Considering that Hollywood is far more likely to praise Planned Parenthood and ignore its troubling history, it’s refreshing to see the CW network’s Nancy Drew admit the truth about the abortion vendor’s sordid beginnings. While the show’s March 31 episode only acknowledged the eugenicist views of Planned Parenthood’s founder Margaret Sanger in passing, the fact that the line made it to air without being removed post-production is a welcome change.

The episode called “The Spell of the Burning Bride” centered around a haunted wedding dress that supposedly “tames the wildest dreams of women by suppressing their carnal desires.” But the dress’s magic backfired, and instead of turning women into “chase, submissive brides,” it rendered those who wore it mad enough to commit murder.

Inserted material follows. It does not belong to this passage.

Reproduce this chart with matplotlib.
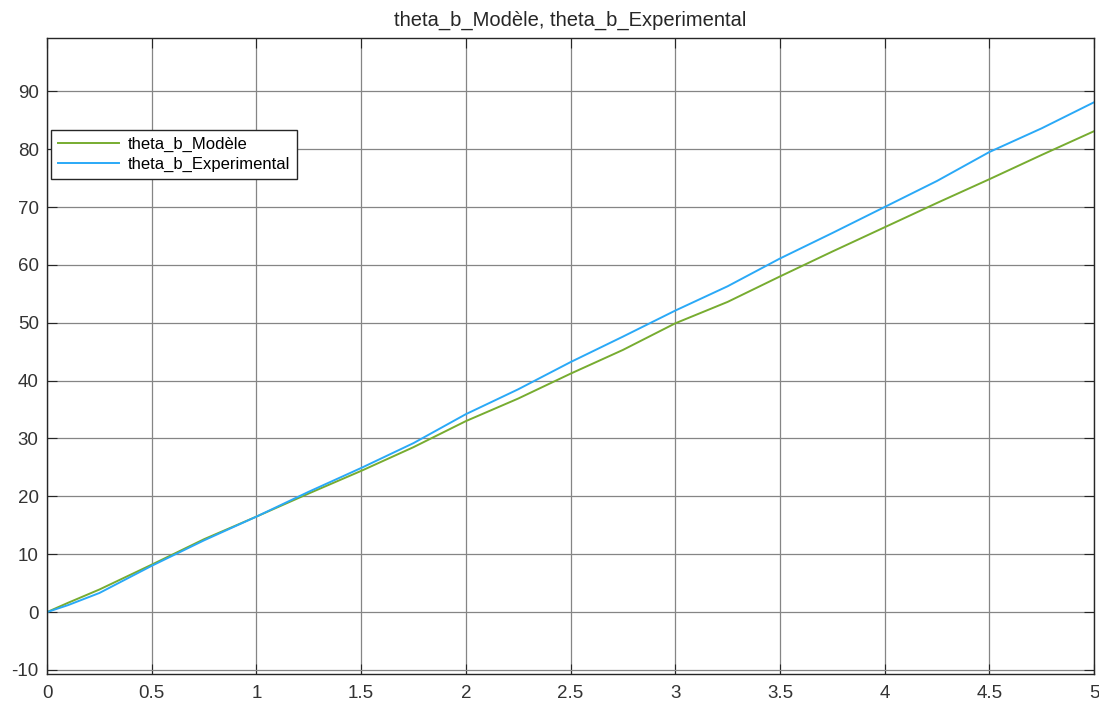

As the characters research the dress’s history, they discover it was created by ‘The Women in White,” a historical women’s group known for using magic. After Nancy’s friend George (Leah Lewis) commented on the news with disapproval, the teen detective’s ex-boyfriend Nick (Tunji Kasim) responded with a pointed remark about Planned Parenthood’s founding.

“Oh, so, the badass witchy types also dabbled in female repression. Not exactly the epitome of allyship,” George said.

“Hey. Thomas Jefferson never freed his slaves. Margaret Sanger started Planned Parenthood to support eugenics,” Nick replied.

Sanger was, in fact, the leader behind efforts to join the American Birth Control [League] with the American Eugenics Society. The former organization would later be renamed Planned Parenthood.

Records from the Margaret Sanger Papers Project also reveal Sanger’s opposition to legal immigration, her antisemitism, and advocacy for birth control to be used as a form of eugenics.

In her book, Women and the New Race, Sanger wrote that birth control “is nothing more or less than the facilitation of the process of weeding out the unfit, of preventing the birth of defectives or of those who will become defectives.”

Many of the Planned Parenthood founder’s writings even promoted the idea of “racial betterment,” and they contained warnings about “the rising stream of the unfit.”

Pro-life groups like Students for Life of America have been drawing attention to Sanger’s views regarding race and eugenics for years now. But Planned Parenthood continually downplayed these concerns, even going so far as to annually award its defenders with a Maggie Award, named in its founder’s honor.

It was only recently that the corporation officially disavowed Sanger. In a statement published last July, Planned Parenthood announced the removal of Sanger’s name from its Manhattan abortion facility, citing its founder’s “racist legacy” as the reason.

But renaming a building is merely performative, as Planned Parenthood still contributes to Sanger’s vision by profiting from the lie that some lives are disposable.

In the past decade, the abortion business accumulated $1 billion in excess revenue and nearly $6 billion in taxpayer dollars. The abortion vendor has also been accused of targeting minority women by placing abortion facilities within their neighborhoods.

Planned Parenthood’s history is rife with the dehumanization of innocent lives, and it is time for Hollywood to stop helping them cover it up and start drawing attention to it.